I just finished a new book titlted Everything You Know About Indians Is Wrong by Paul Chaat Smith. Smith is a curator for the National Museum of the American Indian in Washington, D.C. (a great place, by the way, I've been there twice) and of Comanche descent.
It's an uneven collection of essays (some are a bit too artsy for my taste) on what it's like to be a Native American in modern America. Lots of interesting cultural observations based on his experiences which range from growing up in a suburb with middle-class parents to his involvement in the American Indian Movement (AIM) to being a museum art curator today.

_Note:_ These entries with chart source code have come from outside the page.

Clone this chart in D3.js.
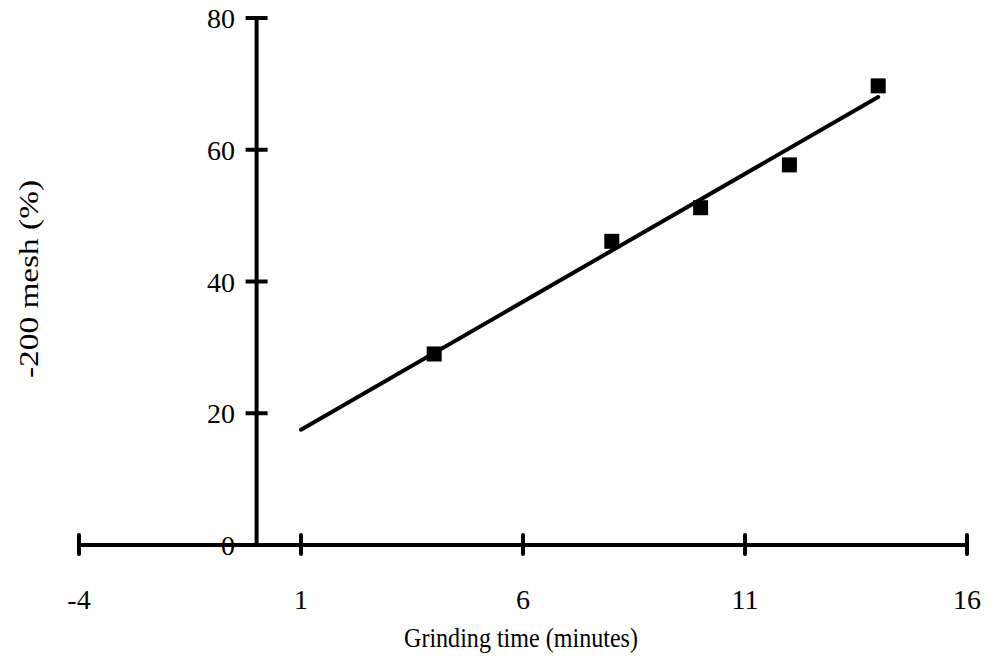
<!DOCTYPE html>
<html>
<head>
<meta charset="utf-8">
<script src="https://cdn.jsdelivr.net/npm/d3@7"></script>
<style>
body { margin: 0; background: #fff; }
text { font-family: "Liberation Serif", "Times New Roman", serif; font-size: 28px; fill: #000; }
</style>
</head>
<body>
<script>
// data
var grindTime = [4, 8, 10, 12, 14];
var meshPct = [29.0, 46.1, 51.2, 57.7, 69.7];
// fitted trend line end points
var trendX = [1, 14];
var trendY = [17.5, 68.0];
var xTicks = [-4, 1, 6, 11, 16];
var yTicks = [0, 20, 40, 60, 80];

var width = 990, height = 665;

var svg = d3.select("body").append("svg")
	.attr("width", width)
	.attr("height", height);

//scales
var x = d3.scaleLinear().domain([-4, 16]).range([79, 967]);
var y = d3.scaleLinear().domain([0, 80]).range([545, 18]);

//x axis line with crossing ticks
svg.append("line")
	.attr("x1", x(-4)).attr("x2", x(16))
	.attr("y1", y(0)).attr("y2", y(0))
	.attr("stroke", "#000").attr("stroke-width", 4);
svg.selectAll(".xtick")
	.data(xTicks)
	.enter().append("line")
	.attr("class", "xtick")
	.attr("x1", function(d){ return x(d); })
	.attr("x2", function(d){ return x(d); })
	.attr("y1", y(0) - 10).attr("y2", y(0) + 9)
	.attr("stroke", "#000").attr("stroke-width", 4).attr("stroke-linecap", "round");
svg.selectAll(".xlab")
	.data(xTicks)
	.enter().append("text")
	.attr("class", "xlab")
	.attr("x", function(d){ return x(d); })
	.attr("y", 609)
	.attr("text-anchor", "middle")
	.text(function(d){ return d; });

//y axis line
svg.append("line")
	.attr("x1", x(0)).attr("x2", x(0))
	.attr("y1", y(80)).attr("y2", y(0))
	.attr("stroke", "#000").attr("stroke-width", 4);
svg.selectAll(".ytick")
	.data(yTicks.filter(function(d){ return d > 0; }))
	.enter().append("line")
	.attr("class", "ytick")
	.attr("x1", x(0) - 11).attr("x2", x(0) + 11)
	.attr("y1", function(d){ return y(d); })
	.attr("y2", function(d){ return y(d); })
	.attr("stroke", "#000").attr("stroke-width", 4);
svg.selectAll(".ylab")
	.data(yTicks)
	.enter().append("text")
	.attr("class", "ylab")
	.attr("x", 235)
	.attr("y", function(d){ return y(d) + 10; })
	.attr("text-anchor", "end")
	.text(function(d){ return d; });

//trend line
svg.append("line")
	.attr("x1", x(trendX[0])).attr("y1", y(trendY[0]))
	.attr("x2", x(trendX[1])).attr("y2", y(trendY[1]))
	.attr("stroke", "#000").attr("stroke-width", 4).attr("stroke-linecap", "round");

//square markers
svg.selectAll(".pt")
	.data(grindTime)
	.enter().append("rect")
	.attr("class", "pt")
	.attr("x", function(d){ return x(d) - 7.5; })
	.attr("y", function(d, i){ return y(meshPct[i]) - 7.5; })
	.attr("width", 15).attr("height", 15)
	.attr("fill", "#000");

//axis titles (squeezed / stretched a bit to match the original lengths)
svg.append("text")
	.attr("x", 521).attr("y", 647)
	.attr("text-anchor", "middle")
	.attr("textLength", 234)
	.attr("lengthAdjust", "spacingAndGlyphs")
	.text("Grinding time (minutes)");
svg.append("text")
	.attr("transform", "translate(38,279) rotate(-90)")
	.attr("text-anchor", "middle")
	.attr("textLength", 198)
	.attr("lengthAdjust", "spacingAndGlyphs")
	.text("-200 mesh (%)");
</script>
</body>
</html>
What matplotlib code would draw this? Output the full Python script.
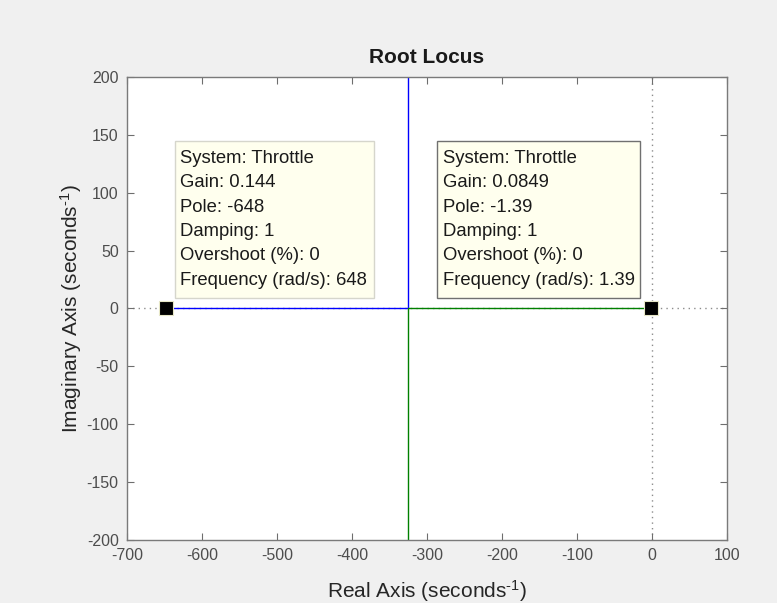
import matplotlib.pyplot as plt
from matplotlib.patches import Rectangle

plt.rcParams['font.family'] = ['Liberation Sans', 'DejaVu Sans']
plt.rcParams['mathtext.fontset'] = 'custom'
plt.rcParams['mathtext.rm'] = 'Liberation Sans'
plt.rcParams['mathtext.it'] = 'Liberation Sans'
plt.rcParams['axes.unicode_minus'] = False

# root locus branches of the "Throttle" system
poles = [-648.0, -1.39]
breakaway = -324.7
blue_re = [poles[0], breakaway, breakaway]
blue_im = [0.0, 0.0, 250.0]
green_re = [poles[1], breakaway, breakaway]
green_im = [0.0, 0.0, -250.0]

# data tips
tip_gain = ['0.144', '0.0849']
tip_pole = ['-648', '-1.39']
tip_freq = ['648', '1.39']

xticks = list(range(-700, 101, 100))
yticks = list(range(-200, 201, 50))

fig = plt.figure(figsize=(7.77, 6.03), dpi=100, facecolor='#f0f0f0')
ax = fig.add_axes([0.1634, 0.1045, 0.7722, 0.7678])
ax.set_facecolor('white')

# dotted real / imaginary axes
ax.axhline(0, color='#8c8c8c', lw=1.0, ls=(0, (1, 3)), zorder=1)
ax.axvline(0, color='#8c8c8c', lw=1.0, ls=(0, (1, 3)), zorder=1)

ax.plot(blue_re, blue_im, color='#0000ff', lw=1.0, zorder=2)
ax.plot(green_re, green_im, color='#008000', lw=1.0, zorder=2)

ax.plot(poles, [0, 0], ls='none', marker='s', ms=9.5, mfc='black',
        mec='#e8e8c8', mew=0.8, zorder=4)

# data tip boxes (layout in data units)
box_left = [-636, -287]
box_width = [265, 271]
box_bottom = 9
box_height = 136
text_left = [-629, -279]
text_top = 144          # first baseline sits ~21 px below this
line_step = 24.4        # px between lines

for i in range(2):
    edge = '#d6d6cc' if i == 0 else '#707070'
    ax.add_patch(Rectangle((box_left[i], box_bottom), box_width[i], box_height,
                           fc='#ffffee', ec=edge, lw=1.0, zorder=5))
    lines = ['System: Throttle', 'Gain: ' + tip_gain[i], 'Pole: ' + tip_pole[i],
             'Damping: 1', 'Overshoot (%): 0', 'Frequency (rad/s): ' + tip_freq[i]]
    for k, line in enumerate(lines):
        off_px = 21 + k * line_step
        ax.annotate(line, xy=(text_left[i], text_top), xytext=(0, -off_px * 0.72),
                    textcoords='offset points', va='baseline', ha='left',
                    fontsize=13.3, color='#1a1a1a', zorder=6)

ax.set_xlim(-700, 100)
ax.set_ylim(-200, 200)
ax.set_xticks(xticks)
ax.set_yticks(yticks)
ax.tick_params(direction='in', length=5, width=0.8, colors='#6e6e6e',
               labelcolor='#4d4d4d', labelsize=11.5, top=True, right=True, pad=6)
for s in ax.spines.values():
    s.set_color('#7a7a7a')
    s.set_linewidth(1.0)

sup = '$^{\\mathregular{\u2010}\\mathregular{1}}$'
ax.set_xlabel('Real Axis (seconds' + sup + ')', fontsize=15, color='#262626', labelpad=11)
ax.set_ylabel('Imaginary Axis (seconds' + sup + ')', fontsize=15, color='#262626', labelpad=2)
ax.set_title('Root Locus', fontsize=15, fontweight='bold', color='#1a1a1a', pad=10)

fig.savefig('out.png', dpi=100, facecolor=fig.get_facecolor())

One thing that resonated with me is the following observation from one of the last essays in the book:
The country can't make up its mind. One decade we're invisible, another we're dangerous. Obsolete and quaint, a rather boring people suitable for schoolkids and family vacations, then suddenly we're cool and mysterious. Once considered so primitive that our status as fully human was a subject of scientific debate, some now regard us as keepers of planetary secrets and the only salvation for a world bent on destroying itself.
Heck, we're just plain folks, but no one wants to hear that.
I have to admit to being guilty of some of those romanticizations myself. I've been to reservations like Pine Ridge in South Dakota and the Navaho and Hopi in Arizona to see the Indians like they're some sort of tourist attraction (although, to be fair, I also went to those places to see things like the SD Badlands and Canyon de Chelly in AZ).
It's hard for me personally to view them as just plain folks when I attended a powwow in the middle of Pine Ridge put on, not for tourists, but for the people of the community. People I'm related to here in the mid-Hudson Valley of NY don't do those kinds of things (we just BBQ and overeat when we get together). Although, I suppose I would have the same difficulty relating to Ukrainian communities, for example, that dress up and do traditional dances similar to what I saw the Lakota do in Pine Ridge.
More seriously, Smith himself undercuts his claims to being just plain folk by frequently mentioning the fact that Indians in America have a unique cultural perspective that people like me (i.e. white) lack.
As an aside, noting the book's title, one interesting thing that I've noticed is that the only people who use the phrase "Native Americans" are educated white people. On every reservation I've been through, the people living there either refer to themselves collectively by their tribal name (Lakota, Diné, Makah, Akwesasne, etc.) or simply as Indians, however politically incorrect and geographically inaccurate that term is viewed by modern scholars. I just can't bring myself to call them Indians (I guess it's because I'm an educated white person myself).
Anyway, it's an interesting book and worth reading.